-------- Information provided

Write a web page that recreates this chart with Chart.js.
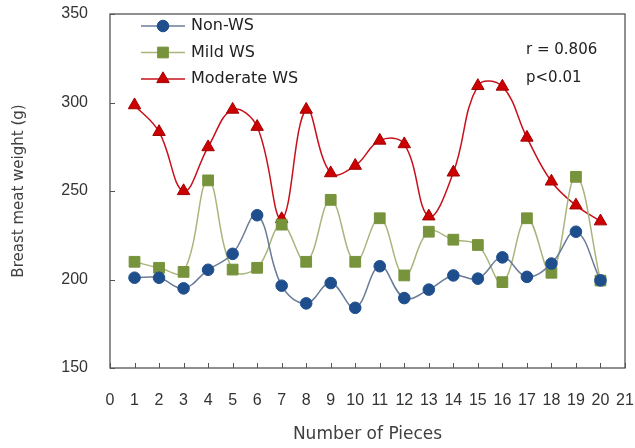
<!DOCTYPE html>
<html>
<head>
<meta charset="utf-8">
<script src="https://cdn.jsdelivr.net/npm/chart.js@4"></script>
<style>
html,body{margin:0;padding:0;background:#fff;}
#wrap{width:635px;height:448px;position:relative;}
</style>
</head>
<body>
<div id="wrap"><canvas id="c" width="635" height="448"></canvas></div>
<script>
const pieces = [1,2,3,4,5,6,7,8,9,10,11,12,13,14,15,16,17,18,19,20];
const nonWS = [201,201,195,205.5,214.5,236.3,196.5,186.5,198,184,207.5,189.5,194.3,202.3,200.5,212.5,201.5,209,227,199.5];
const mildWS = [210,206.6,204.3,256,205.6,206.6,231,210,245,210,234.6,202.3,227,222.5,219.5,198.5,234.6,203.8,258,199.4];
const moderateWS = [298.5,283.4,250,274.8,296,286.3,234.2,296,260.1,264.3,278.5,276.5,235.7,260.5,309.4,309,280.2,255.4,241.9,232.9];
const seriesNames = ['Non-WS','Mild WS','Moderate WS'];
const xTickMin = 0, xTickMax = 21;
const yTickMin = 150, yTickMax = 350, yStep = 50;
const statText = ['r = 0.806','p<0.01'];

const toPts = arr => arr.map((v,i)=>({x: pieces[i], y: v}));

const FONT = "'DejaVu Sans', sans-serif";

const frameAndTicks = {
  id:'frameAndTicks',
  afterDatasetsDraw(chart){
    const {ctx, chartArea:a, scales:{x,y}} = chart;
    ctx.save();
    ctx.strokeStyle = '#555';
    ctx.lineWidth = 1.3;
    ctx.strokeRect(a.left, a.top, a.right-a.left, a.bottom-a.top);
    ctx.lineWidth = 1;
    ctx.beginPath();
    for (let v = xTickMin; v <= xTickMax; v++) {
      const px = Math.round(x.getPixelForValue(v))+0.5;
      ctx.moveTo(px, a.bottom); ctx.lineTo(px, a.bottom-5);
    }
    for (let v = yTickMin; v <= yTickMax; v += yStep) {
      const py = Math.round(y.getPixelForValue(v))+0.5;
      ctx.moveTo(a.left, py); ctx.lineTo(a.left+5, py);
    }
    ctx.stroke();
    ctx.restore();
  }
};

function drawMarker(ctx, style, r, x, y){
  if (style === 'circle') { ctx.arc(x, y, r, 0, Math.PI*2); }
  else if (style === 'rect') { const s = Math.SQRT1_2*r; ctx.rect(x-s, y-s, 2*s, 2*s); }
  else if (style === 'triangle') {
    ctx.moveTo(x, y - r);
    ctx.lineTo(x + Math.sin(2*Math.PI/3)*r, y - Math.cos(2*Math.PI/3)*r);
    ctx.lineTo(x + Math.sin(4*Math.PI/3)*r, y - Math.cos(4*Math.PI/3)*r);
    ctx.closePath();
  }
}

const legendPlugin = {
  id:'customLegend',
  afterDraw(chart){
    const {ctx} = chart;
    ctx.save();
    const rows = [26, 52.5, 79];
    chart.data.datasets.forEach((ds, i) => {
      const yy = rows[i];
      ctx.strokeStyle = ds.borderColor;
      ctx.lineWidth = 1.5;
      ctx.beginPath(); ctx.moveTo(141, yy); ctx.lineTo(185, yy); ctx.stroke();
      ctx.fillStyle = ds.pointBackgroundColor;
      ctx.strokeStyle = ds.pointBorderColor;
      ctx.lineWidth = ds.pointBorderWidth;
      ctx.beginPath();
      drawMarker(ctx, ds.pointStyle, ds.pointRadius, 163, yy);
      ctx.fill(); ctx.stroke();
      ctx.fillStyle = '#222';
      ctx.font = "16px " + FONT;
      ctx.textBaseline = 'middle';
      ctx.textAlign = 'left';
      ctx.fillText(ds.label, 191, yy);
    });
    ctx.font = "15px " + FONT;
    ctx.fillStyle = '#222';
    ctx.textBaseline = 'middle';
    ctx.fillText(statText[0], 526, 50);
    ctx.fillText(statText[1], 526, 78);
    ctx.restore();
  }
};

new Chart(document.getElementById('c'), {
  type: 'line',
  data: {
    datasets: [
      { label: seriesNames[0], data: toPts(nonWS), borderColor:'#6A7C98', borderWidth:1.5,
        pointStyle:'circle', pointRadius:5.8, pointBackgroundColor:'#1F4E8C', pointBorderColor:'#1F4E8C', pointBorderWidth:1, tension:0.4 },
      { label: seriesNames[1], data: toPts(mildWS), borderColor:'#A9B57C', borderWidth:1.5,
        pointStyle:'rect', pointRadius:7.6, pointBackgroundColor:'#77933C', pointBorderColor:'#77933C', pointBorderWidth:1, tension:0.4 },
      { label: seriesNames[2], data: toPts(moderateWS), borderColor:'#C8101C', borderWidth:1.5,
        pointStyle:'triangle', pointRadius:7.2, pointBackgroundColor:'#CC0000', pointBorderColor:'#A00000', pointBorderWidth:1, tension:0.4 }
    ]
  },
  options: {
    responsive:false, animation:false, devicePixelRatio:1,
    layout:{ padding:{ left:0, top:14, right:10, bottom:0 } },
    plugins:{ legend:{display:false}, tooltip:{enabled:false} },
    scales:{
      x:{ type:'linear', min:xTickMin, max:xTickMax,
        border:{display:false},
        grid:{ display:false, drawTicks:false },
        ticks:{ stepSize:1, autoSkip:false, maxRotation:0, padding:23, color:'#333',
          font:{ family:"'Liberation Sans', sans-serif", size:16 } },
        title:{ display:true, text:'Number of Pieces', color:'#404040', padding:{top:0,bottom:3},
          font:{ family:FONT, size:17 } },
        afterFit(s){ s.height = 80; s.paddingLeft = 0; s.paddingRight = 0; }
      },
      y:{ min:yTickMin, max:yTickMax,
        border:{display:false},
        grid:{ display:false, drawTicks:false },
        ticks:{ stepSize:yStep, padding:22, color:'#333',
          font:{ family:"'Liberation Sans', sans-serif", size:16 } },
        title:{ display:true, text:'Breast meat weight (g)', color:'#404040', padding:{top:10,bottom:0},
          font:{ family:FONT, size:15 } },
        afterFit(s){ s.width = 110; s.paddingTop = 0; s.paddingBottom = 0; }
      }
    }
  },
  plugins:[frameAndTicks, legendPlugin]
});
</script>
</body>
</html>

----------------

* [Given task]: Copy out the data above exactly, except the pictures.

* [Answer to this exercise]:
Write a web page that recreates this chart with Chart.js.
<!DOCTYPE html>
<html>
<head>
<meta charset="utf-8">
<script src="https://cdn.jsdelivr.net/npm/chart.js@4"></script>
<style>
html,body{margin:0;padding:0;background:#fff;}
#wrap{width:635px;height:448px;position:relative;}
</style>
</head>
<body>
<div id="wrap"><canvas id="c" width="635" height="448"></canvas></div>
<script>
const pieces = [1,2,3,4,5,6,7,8,9,10,11,12,13,14,15,16,17,18,19,20];
const nonWS = [201,201,195,205.5,214.5,236.3,196.5,186.5,198,184,207.5,189.5,194.3,202.3,200.5,212.5,201.5,209,227,199.5];
const mildWS = [210,206.6,204.3,256,205.6,206.6,231,210,245,210,234.6,202.3,227,222.5,219.5,198.5,234.6,203.8,258,199.4];
const moderateWS = [298.5,283.4,250,274.8,296,286.3,234.2,296,260.1,264.3,278.5,276.5,235.7,260.5,309.4,309,280.2,255.4,241.9,232.9];
const seriesNames = ['Non-WS','Mild WS','Moderate WS'];
const xTickMin = 0, xTickMax = 21;
const yTickMin = 150, yTickMax = 350, yStep = 50;
const statText = ['r = 0.806','p<0.01'];

const toPts = arr => arr.map((v,i)=>({x: pieces[i], y: v}));

const FONT = "'DejaVu Sans', sans-serif";

const frameAndTicks = {
  id:'frameAndTicks',
  afterDatasetsDraw(chart){
    const {ctx, chartArea:a, scales:{x,y}} = chart;
    ctx.save();
    ctx.strokeStyle = '#555';
    ctx.lineWidth = 1.3;
    ctx.strokeRect(a.left, a.top, a.right-a.left, a.bottom-a.top);
    ctx.lineWidth = 1;
    ctx.beginPath();
    for (let v = xTickMin; v <= xTickMax; v++) {
      const px = Math.round(x.getPixelForValue(v))+0.5;
      ctx.moveTo(px, a.bottom); ctx.lineTo(px, a.bottom-5);
    }
    for (let v = yTickMin; v <= yTickMax; v += yStep) {
      const py = Math.round(y.getPixelForValue(v))+0.5;
      ctx.moveTo(a.left, py); ctx.lineTo(a.left+5, py);
    }
    ctx.stroke();
    ctx.restore();
  }
};

function drawMarker(ctx, style, r, x, y){
  if (style === 'circle') { ctx.arc(x, y, r, 0, Math.PI*2); }
  else if (style === 'rect') { const s = Math.SQRT1_2*r; ctx.rect(x-s, y-s, 2*s, 2*s); }
  else if (style === 'triangle') {
    ctx.moveTo(x, y - r);
    ctx.lineTo(x + Math.sin(2*Math.PI/3)*r, y - Math.cos(2*Math.PI/3)*r);
    ctx.lineTo(x + Math.sin(4*Math.PI/3)*r, y - Math.cos(4*Math.PI/3)*r);
    ctx.closePath();
  }
}

const legendPlugin = {
  id:'customLegend',
  afterDraw(chart){
    const {ctx} = chart;
    ctx.save();
    const rows = [26, 52.5, 79];
    chart.data.datasets.forEach((ds, i) => {
      const yy = rows[i];
      ctx.strokeStyle = ds.borderColor;
      ctx.lineWidth = 1.5;
      ctx.beginPath(); ctx.moveTo(141, yy); ctx.lineTo(185, yy); ctx.stroke();
      ctx.fillStyle = ds.pointBackgroundColor;
      ctx.strokeStyle = ds.pointBorderColor;
      ctx.lineWidth = ds.pointBorderWidth;
      ctx.beginPath();
      drawMarker(ctx, ds.pointStyle, ds.pointRadius, 163, yy);
      ctx.fill(); ctx.stroke();
      ctx.fillStyle = '#222';
      ctx.font = "16px " + FONT;
      ctx.textBaseline = 'middle';
      ctx.textAlign = 'left';
      ctx.fillText(ds.label, 191, yy);
    });
    ctx.font = "15px " + FONT;
    ctx.fillStyle = '#222';
    ctx.textBaseline = 'middle';
    ctx.fillText(statText[0], 526, 50);
    ctx.fillText(statText[1], 526, 78);
    ctx.restore();
  }
};

new Chart(document.getElementById('c'), {
  type: 'line',
  data: {
    datasets: [
      { label: seriesNames[0], data: toPts(nonWS), borderColor:'#6A7C98', borderWidth:1.5,
        pointStyle:'circle', pointRadius:5.8, pointBackgroundColor:'#1F4E8C', pointBorderColor:'#1F4E8C', pointBorderWidth:1, tension:0.4 },
      { label: seriesNames[1], data: toPts(mildWS), borderColor:'#A9B57C', borderWidth:1.5,
        pointStyle:'rect', pointRadius:7.6, pointBackgroundColor:'#77933C', pointBorderColor:'#77933C', pointBorderWidth:1, tension:0.4 },
      { label: seriesNames[2], data: toPts(moderateWS), borderColor:'#C8101C', borderWidth:1.5,
        pointStyle:'triangle', pointRadius:7.2, pointBackgroundColor:'#CC0000', pointBorderColor:'#A00000', pointBorderWidth:1, tension:0.4 }
    ]
  },
  options: {
    responsive:false, animation:false, devicePixelRatio:1,
    layout:{ padding:{ left:0, top:14, right:10, bottom:0 } },
    plugins:{ legend:{display:false}, tooltip:{enabled:false} },
    scales:{
      x:{ type:'linear', min:xTickMin, max:xTickMax,
        border:{display:false},
        grid:{ display:false, drawTicks:false },
        ticks:{ stepSize:1, autoSkip:false, maxRotation:0, padding:23, color:'#333',
          font:{ family:"'Liberation Sans', sans-serif", size:16 } },
        title:{ display:true, text:'Number of Pieces', color:'#404040', padding:{top:0,bottom:3},
          font:{ family:FONT, size:17 } },
        afterFit(s){ s.height = 80; s.paddingLeft = 0; s.paddingRight = 0; }
      },
      y:{ min:yTickMin, max:yTickMax,
        border:{display:false},
        grid:{ display:false, drawTicks:false },
        ticks:{ stepSize:yStep, padding:22, color:'#333',
          font:{ family:"'Liberation Sans', sans-serif", size:16 } },
        title:{ display:true, text:'Breast meat weight (g)', color:'#404040', padding:{top:10,bottom:0},
          font:{ family:FONT, size:15 } },
        afterFit(s){ s.width = 110; s.paddingTop = 0; s.paddingBottom = 0; }
      }
    }
  },
  plugins:[frameAndTicks, legendPlugin]
});
</script>
</body>
</html>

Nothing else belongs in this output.